Rahul wants to create a rectangular garden in his backyard. The length of the garden is 11 ½ meters. The width of the garden is 3 ¼ meters. Rahul also plans to make a pathway along one said of the garden, which will be ¾ meter wide. What will be the area of the garden, excluding the pathway​



Answer :

Answer:

28.75sq meter

Step-by-step explanation:

To find the area of the garden excluding the pathway, we need to calculate the area of the garden first, then subtract the area taken up by the pathway.

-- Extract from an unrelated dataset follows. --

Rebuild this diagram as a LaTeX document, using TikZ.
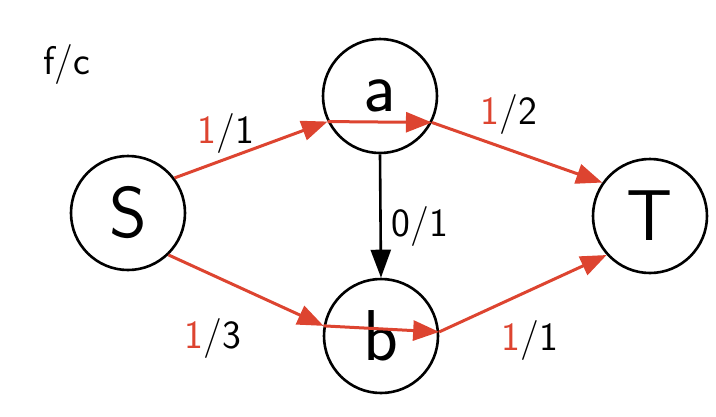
\documentclass[tikz,border=0pt]{standalone}
\usepackage{tikz}
\usetikzlibrary{arrows.meta,positioning}
\definecolor{flowred}{RGB}{221,68,48}

\begin{document}
\begin{tikzpicture}[x=1pt, y=-1pt, font=\sffamily,
  vert/.style={draw, circle, line width=2.6pt, minimum size=114pt, inner sep=0pt, font=\sffamily\fontsize{72}{72}\selectfont},
  flow/.style={draw=flowred, line width=3pt, -{Triangle[length=26pt,width=20pt,flowred]}},
  plain/.style={draw, line width=2.6pt, -{Triangle[length=28pt,width=20pt]}},
  lab/.style={font=\sffamily\fontsize{40}{40}\selectfont, inner sep=0pt}]
\useasboundingbox (0,0) rectangle (716,416);
\node[vert] (S) at (128,213) {S};
\node[vert] (a) at (380,96) {a};
\node[vert] (b) at (381,336) {b};
\node[vert] (T) at (650,216) {T};
\node[lab] (fc) at (67,64) {f/c};
\node[lab] (lsa) at (226,133) {\textcolor{flowred}{1}/1};
\node[lab] (lat) at (509,114) {\textcolor{flowred}{1}/2};
\node[lab] (lab) at (420,226) {0/1};
\node[lab] (lsb) at (213,338) {\textcolor{flowred}{1}/3};
\node[lab] (lbt) at (530,340) {\textcolor{flowred}{1}/1};
% flow path through a
\draw[flow] (S.37) -- (a.206);
\draw[flow] (a.206) -- (a.333);
\draw[flow] (a.333) -- (T.145);
% flow path through b
\draw[flow] (S.314) -- (b.170);
\draw[flow] (b.170) -- (b.4);
\draw[flow] (b.4) -- (T.222);
\draw[plain] (a.south) -- (b.north);
\end{tikzpicture}
\end{document}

1. **Calculate the area of the garden:**

- Length of the garden: \(11 \frac{1}{2} \) meters \( = 11.5 \) meters

- Width of the garden: \(3 \frac{1}{4} \) meters \( = 3.25 \) meters

The area of the garden is:

\[

\text{Area} = \text{Length} \times \text{Width} = 11.5 \times 3.25 = 37.375 \text{ square meters}

\]

2. **Calculate the area of the pathway:**

- Width of the pathway: \( \frac{3}{4} \) meter \( = 0.75 \) meter

- Length of the pathway will be the same as the length of the garden: \(11.5 \) meters

The area of the pathway is:

\[

\text{Area of the pathway} = \text{Length of the garden} \times \text{Width of the pathway} = 11.5 \times 0.75 = 8.625 \text{ square meters}

\]

3. **Subtract the area of the pathway from the total area of the garden:**

\[

\text{Area excluding pathway} = 37.375 - 8.625 = 28.75 \text{ square meters}

\]

Thus, the area of the garden excluding the pathway is \(28.75\) square meters.